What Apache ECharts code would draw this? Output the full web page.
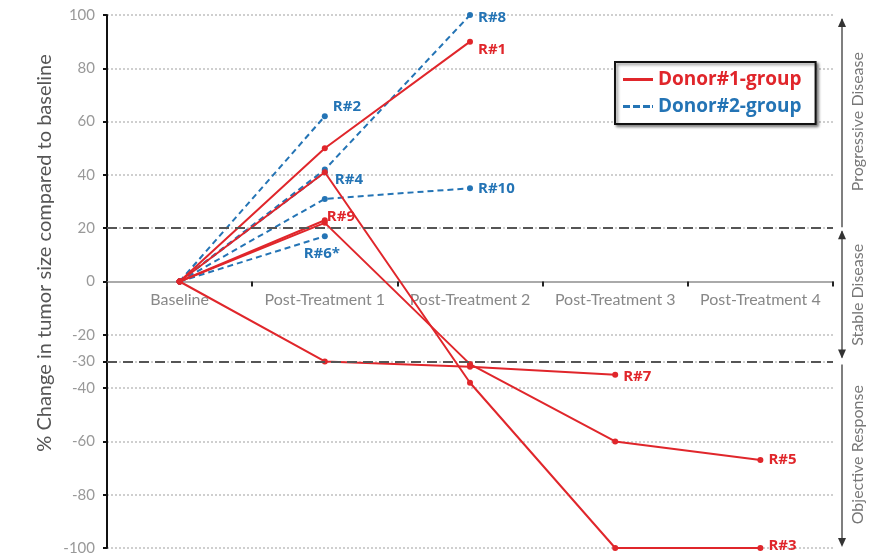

==

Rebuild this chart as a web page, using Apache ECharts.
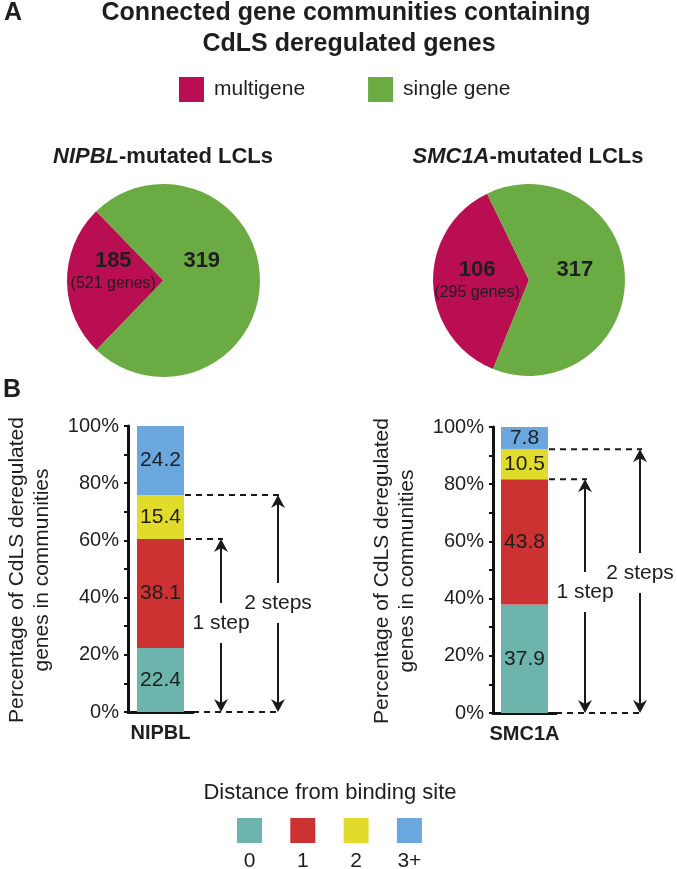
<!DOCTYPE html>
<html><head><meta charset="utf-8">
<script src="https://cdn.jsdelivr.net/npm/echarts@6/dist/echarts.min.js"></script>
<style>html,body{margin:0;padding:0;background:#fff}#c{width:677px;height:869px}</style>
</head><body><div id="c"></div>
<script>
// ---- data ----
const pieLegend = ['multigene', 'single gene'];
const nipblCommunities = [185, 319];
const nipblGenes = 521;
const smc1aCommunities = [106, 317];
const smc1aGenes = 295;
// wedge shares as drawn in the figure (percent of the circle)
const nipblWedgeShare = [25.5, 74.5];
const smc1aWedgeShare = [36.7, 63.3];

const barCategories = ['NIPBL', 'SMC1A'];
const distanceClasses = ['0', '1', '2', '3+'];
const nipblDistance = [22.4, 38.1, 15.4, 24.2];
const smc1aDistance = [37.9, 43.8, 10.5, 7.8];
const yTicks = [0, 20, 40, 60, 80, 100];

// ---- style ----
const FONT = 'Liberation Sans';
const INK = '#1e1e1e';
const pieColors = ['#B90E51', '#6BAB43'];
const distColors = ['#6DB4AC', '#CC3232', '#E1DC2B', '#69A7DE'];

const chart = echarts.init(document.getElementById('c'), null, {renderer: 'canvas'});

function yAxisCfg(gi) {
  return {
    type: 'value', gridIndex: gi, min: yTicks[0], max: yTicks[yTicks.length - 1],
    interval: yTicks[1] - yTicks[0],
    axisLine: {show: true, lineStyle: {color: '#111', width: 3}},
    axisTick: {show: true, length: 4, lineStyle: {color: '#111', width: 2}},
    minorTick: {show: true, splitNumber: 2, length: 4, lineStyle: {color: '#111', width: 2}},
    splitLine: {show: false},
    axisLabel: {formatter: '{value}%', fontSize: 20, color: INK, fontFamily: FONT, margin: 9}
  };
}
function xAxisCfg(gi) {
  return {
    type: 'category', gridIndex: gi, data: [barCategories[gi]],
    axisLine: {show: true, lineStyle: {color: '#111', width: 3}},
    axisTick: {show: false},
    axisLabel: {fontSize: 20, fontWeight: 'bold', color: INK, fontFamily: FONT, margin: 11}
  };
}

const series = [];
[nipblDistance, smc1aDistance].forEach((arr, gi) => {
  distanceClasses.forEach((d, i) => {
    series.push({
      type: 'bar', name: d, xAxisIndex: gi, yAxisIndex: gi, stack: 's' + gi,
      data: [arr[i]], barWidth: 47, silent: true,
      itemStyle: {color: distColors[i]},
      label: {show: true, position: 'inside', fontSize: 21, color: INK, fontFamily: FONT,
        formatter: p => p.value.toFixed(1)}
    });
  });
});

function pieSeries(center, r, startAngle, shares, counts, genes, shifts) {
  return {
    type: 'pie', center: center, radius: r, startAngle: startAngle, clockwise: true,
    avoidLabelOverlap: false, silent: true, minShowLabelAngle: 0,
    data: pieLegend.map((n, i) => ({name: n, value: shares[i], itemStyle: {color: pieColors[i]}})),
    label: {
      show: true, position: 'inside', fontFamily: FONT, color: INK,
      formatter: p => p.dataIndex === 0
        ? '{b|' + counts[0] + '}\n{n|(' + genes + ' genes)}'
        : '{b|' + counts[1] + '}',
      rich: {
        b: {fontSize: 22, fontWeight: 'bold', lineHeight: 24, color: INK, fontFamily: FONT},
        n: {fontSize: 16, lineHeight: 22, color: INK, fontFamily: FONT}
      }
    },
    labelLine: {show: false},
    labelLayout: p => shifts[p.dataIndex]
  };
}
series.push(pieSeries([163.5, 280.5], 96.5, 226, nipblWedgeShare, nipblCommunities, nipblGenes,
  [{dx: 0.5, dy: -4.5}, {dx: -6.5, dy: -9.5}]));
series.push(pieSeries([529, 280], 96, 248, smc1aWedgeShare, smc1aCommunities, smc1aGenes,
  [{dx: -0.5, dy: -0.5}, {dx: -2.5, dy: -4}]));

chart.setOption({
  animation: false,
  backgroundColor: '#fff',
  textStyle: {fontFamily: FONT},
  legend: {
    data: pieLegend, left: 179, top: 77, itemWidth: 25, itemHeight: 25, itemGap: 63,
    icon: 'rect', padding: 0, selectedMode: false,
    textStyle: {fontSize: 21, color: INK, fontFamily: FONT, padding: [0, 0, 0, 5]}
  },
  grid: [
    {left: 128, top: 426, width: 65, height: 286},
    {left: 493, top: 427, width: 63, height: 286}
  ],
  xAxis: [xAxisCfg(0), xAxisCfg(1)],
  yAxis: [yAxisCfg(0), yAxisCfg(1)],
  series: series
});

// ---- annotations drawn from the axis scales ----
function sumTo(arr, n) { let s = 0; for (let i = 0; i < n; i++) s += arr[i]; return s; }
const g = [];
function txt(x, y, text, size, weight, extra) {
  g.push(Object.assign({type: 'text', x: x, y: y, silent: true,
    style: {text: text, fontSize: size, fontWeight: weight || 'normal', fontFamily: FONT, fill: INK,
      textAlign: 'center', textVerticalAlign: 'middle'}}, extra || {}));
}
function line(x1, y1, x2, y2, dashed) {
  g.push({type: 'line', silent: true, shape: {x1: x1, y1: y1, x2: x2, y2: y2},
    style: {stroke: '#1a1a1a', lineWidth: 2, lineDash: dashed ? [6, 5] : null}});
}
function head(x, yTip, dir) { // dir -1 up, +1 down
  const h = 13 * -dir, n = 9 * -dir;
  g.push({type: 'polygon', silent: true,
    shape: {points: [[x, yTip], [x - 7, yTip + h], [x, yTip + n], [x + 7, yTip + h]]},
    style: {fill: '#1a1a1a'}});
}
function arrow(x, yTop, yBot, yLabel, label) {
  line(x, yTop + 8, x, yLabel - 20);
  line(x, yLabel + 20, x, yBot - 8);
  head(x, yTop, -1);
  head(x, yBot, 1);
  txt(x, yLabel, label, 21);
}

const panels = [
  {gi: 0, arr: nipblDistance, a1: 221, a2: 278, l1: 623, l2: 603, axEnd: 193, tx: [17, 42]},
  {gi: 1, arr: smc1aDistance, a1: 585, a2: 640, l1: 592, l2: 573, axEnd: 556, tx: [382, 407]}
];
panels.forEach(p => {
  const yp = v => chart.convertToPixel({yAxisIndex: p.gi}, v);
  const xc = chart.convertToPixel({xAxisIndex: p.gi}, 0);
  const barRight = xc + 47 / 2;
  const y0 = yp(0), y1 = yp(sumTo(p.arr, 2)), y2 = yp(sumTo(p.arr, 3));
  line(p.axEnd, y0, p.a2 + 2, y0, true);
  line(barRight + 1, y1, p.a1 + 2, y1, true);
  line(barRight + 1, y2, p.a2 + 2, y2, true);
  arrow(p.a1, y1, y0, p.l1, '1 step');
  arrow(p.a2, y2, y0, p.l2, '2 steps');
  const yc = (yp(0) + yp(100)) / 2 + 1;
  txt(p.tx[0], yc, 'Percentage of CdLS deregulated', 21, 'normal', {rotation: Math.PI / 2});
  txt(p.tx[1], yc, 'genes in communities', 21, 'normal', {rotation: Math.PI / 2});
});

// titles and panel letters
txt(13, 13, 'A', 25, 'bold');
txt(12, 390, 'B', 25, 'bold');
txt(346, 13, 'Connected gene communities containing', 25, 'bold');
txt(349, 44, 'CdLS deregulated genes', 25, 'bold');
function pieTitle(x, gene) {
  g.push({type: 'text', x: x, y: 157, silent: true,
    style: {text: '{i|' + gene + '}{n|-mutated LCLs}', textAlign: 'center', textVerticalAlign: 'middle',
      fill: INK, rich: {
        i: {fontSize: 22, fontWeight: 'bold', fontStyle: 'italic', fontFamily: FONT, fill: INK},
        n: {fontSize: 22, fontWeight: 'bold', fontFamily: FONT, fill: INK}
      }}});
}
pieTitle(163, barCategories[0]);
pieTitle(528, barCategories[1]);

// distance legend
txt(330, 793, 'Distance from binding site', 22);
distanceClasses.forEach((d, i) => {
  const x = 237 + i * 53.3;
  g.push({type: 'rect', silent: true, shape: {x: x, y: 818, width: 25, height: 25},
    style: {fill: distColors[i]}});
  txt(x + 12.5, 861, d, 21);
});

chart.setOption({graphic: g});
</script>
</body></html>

REQUIREMENTS: Reply with the number of lines in the data that include the string "page" and nothing else.

TASK ANSWER: 2